* [YOUR GOAL]
Starting at the top of the entries below, write out each line up to and including the one containing "ax = fig.add_axes([0.1198, 0.168, 0.8648, 0.814])". Leave the pictures out.

************

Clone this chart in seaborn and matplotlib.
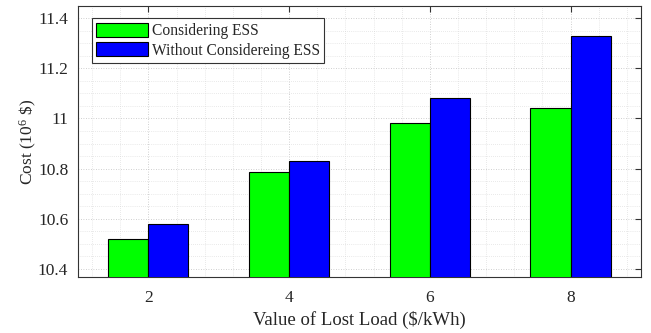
import matplotlib
matplotlib.use("Agg")
import matplotlib.pyplot as plt
from matplotlib.ticker import MultipleLocator
import seaborn as sns
import pandas as pd

# Value of lost load ($/kWh) and total cost (10^6 $) for each case
voll = [2, 4, 6, 8]
cost_with_ess = [10.52, 10.785, 10.98, 11.04]
cost_without_ess = [10.58, 10.83, 11.08, 11.33]
series_names = ["Considering ESS", "Without Considereing ESS"]
series_colors = ["#00ff00", "#0000ff"]

df = pd.DataFrame({
    "voll": voll * 2,
    "cost": cost_with_ess + cost_without_ess,
    "case": [series_names[0]] * len(voll) + [series_names[1]] * len(voll),
})

sns.set_style("white")
plt.rcParams["font.family"] = ["Liberation Serif", "DejaVu Serif"]
plt.rcParams["mathtext.fontset"] = "custom"
plt.rcParams["mathtext.rm"] = "Liberation Serif"
plt.rcParams["mathtext.it"] = "Liberation Serif:italic"

fig = plt.figure(figsize=(6.51, 3.33), dpi=100)
ax = fig.add_axes([0.1198, 0.168, 0.8648, 0.814])

sns.barplot(data=df, x="voll", y="cost", hue="case", hue_order=series_names,
            palette=series_colors, native_scale=True, width=0.57,
            edgecolor="black", linewidth=0.8, saturation=1, ax=ax, zorder=3)

ax.set_xlim(1, 9)
ax.set_ylim(10.368, 11.448)
ax.set_xticks(voll)
ax.set_yticks([10.4, 10.6, 10.8, 11.0, 11.2, 11.4])
ax.set_yticklabels(["10.4", "10.6", "10.8", "11", "11.2", "11.4"])
ax.xaxis.set_minor_locator(MultipleLocator(0.4))
ax.yaxis.set_minor_locator(MultipleLocator(0.05))

ax.grid(True, which="major", linestyle=(0, (1, 2)), color="#c0c0c0", linewidth=0.6, zorder=0)
ax.grid(True, which="minor", linestyle=(0, (1, 2)), color="#d4d4d4", linewidth=0.5, zorder=0)
ax.set_axisbelow(True)

ax.tick_params(which="major", direction="in", length=4, width=0.8, color="#333333",
               top=True, right=True, labelsize=12.5)
ax.tick_params(axis="x", which="major", pad=9)
ax.tick_params(axis="y", which="major", pad=7)
ax.tick_params(which="minor", length=0)
for s in ax.spines.values():
    s.set_color("#333333")
    s.set_linewidth(0.8)

ax.set_xlabel(r"Value of Lost Load (\$/kWh)", fontsize=13.5, labelpad=4)
ax.set_ylabel(r"Cost (10$^{\mathdefault{6}}$ \$)", fontsize=12.5, labelpad=-1)

leg = ax.legend(loc="upper left", bbox_to_anchor=(0.0245, 0.955), fontsize=11.2,
                frameon=True, fancybox=False, edgecolor="#333333",
                handlelength=3.3, handleheight=1.0, handletextpad=0.25,
                borderpad=0.3, labelspacing=0.2, borderaxespad=0.0)
leg.get_frame().set_linewidth(0.8)
leg.get_frame().set_alpha(1)

fig.savefig("out.png", dpi=100)
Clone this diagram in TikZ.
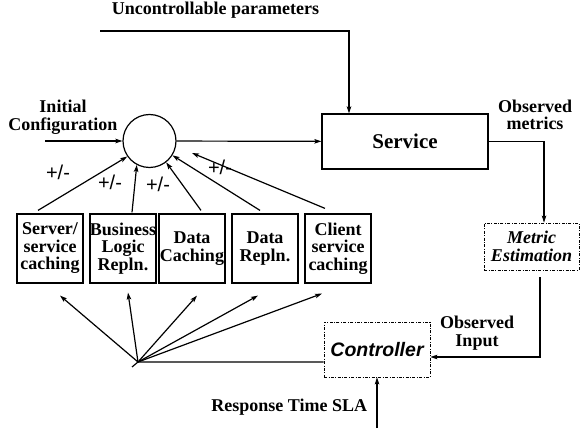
\documentclass[tikz,border=0pt]{standalone}
\usepackage{fontspec}
\setmainfont{Liberation Serif}
\setsansfont{Liberation Sans}
\usetikzlibrary{arrows.meta}
\newcommand{\lbl}{\fontsize{18}{17.5}\selectfont\bfseries}
\tikzset{
  arr/.style={-{Stealth[length=7pt,width=4.5pt,inset=1.5pt]}},
  knob/.style={draw, rectangle, minimum width=66pt, minimum height=69pt, inner sep=0pt, align=center, font=\lbl},
  estbox/.style={draw, dash pattern=on 3pt off 1.5pt on 0.8pt off 1.5pt, line width=0.8pt, rectangle, inner sep=0pt, align=center},
  sign/.style={font=\sffamily\fontsize{20}{20}\selectfont}
}

\begin{document}
\begin{tikzpicture}[x=1pt, y=-1pt, line width=1.2pt]
            \useasboundingbox (0,0) rectangle (580,435);
            % top input and the summing point
            \node[anchor=west, font=\lbl] (unc) at (108,10) {Uncontrollable parameters};
            \coordinate (ustart) at (100,31);
            \node[draw, circle, minimum size=53pt, inner sep=0pt] (mix) at (149.5,141) {};
            \node[align=center, font=\lbl] (ini) at (63,117) {Initial\\Configuration};
            \coordinate (istart) at (45,141);
            \node[draw, rectangle, minimum width=166pt, minimum height=55pt, font=\fontsize{21}{21}\selectfont\bfseries] (svc) at (405,141.5) {Service};
            \node[align=center, font=\lbl] (obsm) at (535,115) {Observed\\metrics};
            % feedback side
            \node[estbox, minimum width=95pt, minimum height=47pt, font=\lbl\itshape] (est) at (531.5,246.5) {Metric\\Estimation};
            \node[estbox, minimum width=106pt, minimum height=55pt, font=\sffamily\bfseries\itshape\fontsize{19.5}{19.5}\selectfont] (ctl) at (377,349.5) {Controller};
            \node[align=center, font=\lbl] (obsi) at (477,333) {Observed\\Input};
            \node[anchor=east, font=\lbl] (sla) at (371,407) {Response Time SLA};
            \coordinate (slain) at (377,428);
            % the five knobs
            \node[knob] (srv) at (50,248.5) {Server/\\service\\caching};
            \node[knob] (blr) at (123,248.5) {Business\\Logic\\Repln.};
            \node[knob] (dca) at (192,248.5) {Data\\Caching};
            \node[knob] (drp) at (265,248.5) {Data\\Repln.};
            \node[knob] (csc) at (338,248.5) {Client\\service\\caching};
            \node[sign] (s1) at (58,172) {+/-};
            \node[sign] (s2) at (110,182) {+/-};
            \node[sign] (s3) at (158,184) {+/-};
            \node[sign] (s4) at (220,167) {+/-};
            \coordinate (cend) at (192,153);
            \coordinate (fan) at (138,362);
            \coordinate (ftail) at (132,367);

            \draw[arr] (ustart) -| ([xshift=-56pt]svc.north);
            \draw[arr] (istart) -- (mix);
            \draw[arr] (mix) -- (svc);
            \draw[arr] (svc.east) -| ([xshift=12.5pt]est.north);
            \draw[arr] ([xshift=8.5pt,yshift=-7pt]est.south) |- ([yshift=-7.5pt]ctl.east);
            \draw[arr] (slain) -- (ctl.south);
            \draw ([yshift=-12.5pt]ctl.west) -- (fan) -- (ftail);

            \draw[arr] ([xshift=-12pt,yshift=3pt]srv.north) -- (mix.215);
            \draw[arr] ([xshift=9pt,yshift=1pt]blr.north) -- (mix.242);
            \draw[arr] ([xshift=9pt,yshift=3pt]dca.north) -- (mix.308);
            \draw[arr] ([xshift=-5pt,yshift=3pt]drp.north) -- (mix.328);
            \draw[arr] ([xshift=-13pt,yshift=5pt]csc.north) -- (cend);

            \draw[arr] (fan) -- ([xshift=10pt,yshift=-12pt]srv.south);
            \draw[arr] (fan) -- ([xshift=5pt,yshift=-9pt]blr.south);
            \draw[arr] (fan) -- ([xshift=5pt,yshift=-12pt]dca.south);
            \draw[arr] (fan) -- ([xshift=-7pt,yshift=-12pt]drp.south);
            \draw[arr] (fan) -- ([xshift=-16pt,yshift=-10pt]csc.south);
        \end{tikzpicture}
\end{document}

************

* [COMPLETE OUTPUT]
Clone this chart in seaborn and matplotlib.
import matplotlib
matplotlib.use("Agg")
import matplotlib.pyplot as plt
from matplotlib.ticker import MultipleLocator
import seaborn as sns
import pandas as pd

# Value of lost load ($/kWh) and total cost (10^6 $) for each case
voll = [2, 4, 6, 8]
cost_with_ess = [10.52, 10.785, 10.98, 11.04]
cost_without_ess = [10.58, 10.83, 11.08, 11.33]
series_names = ["Considering ESS", "Without Considereing ESS"]
series_colors = ["#00ff00", "#0000ff"]

df = pd.DataFrame({
    "voll": voll * 2,
    "cost": cost_with_ess + cost_without_ess,
    "case": [series_names[0]] * len(voll) + [series_names[1]] * len(voll),
})

sns.set_style("white")
plt.rcParams["font.family"] = ["Liberation Serif", "DejaVu Serif"]
plt.rcParams["mathtext.fontset"] = "custom"
plt.rcParams["mathtext.rm"] = "Liberation Serif"
plt.rcParams["mathtext.it"] = "Liberation Serif:italic"

fig = plt.figure(figsize=(6.51, 3.33), dpi=100)
ax = fig.add_axes([0.1198, 0.168, 0.8648, 0.814])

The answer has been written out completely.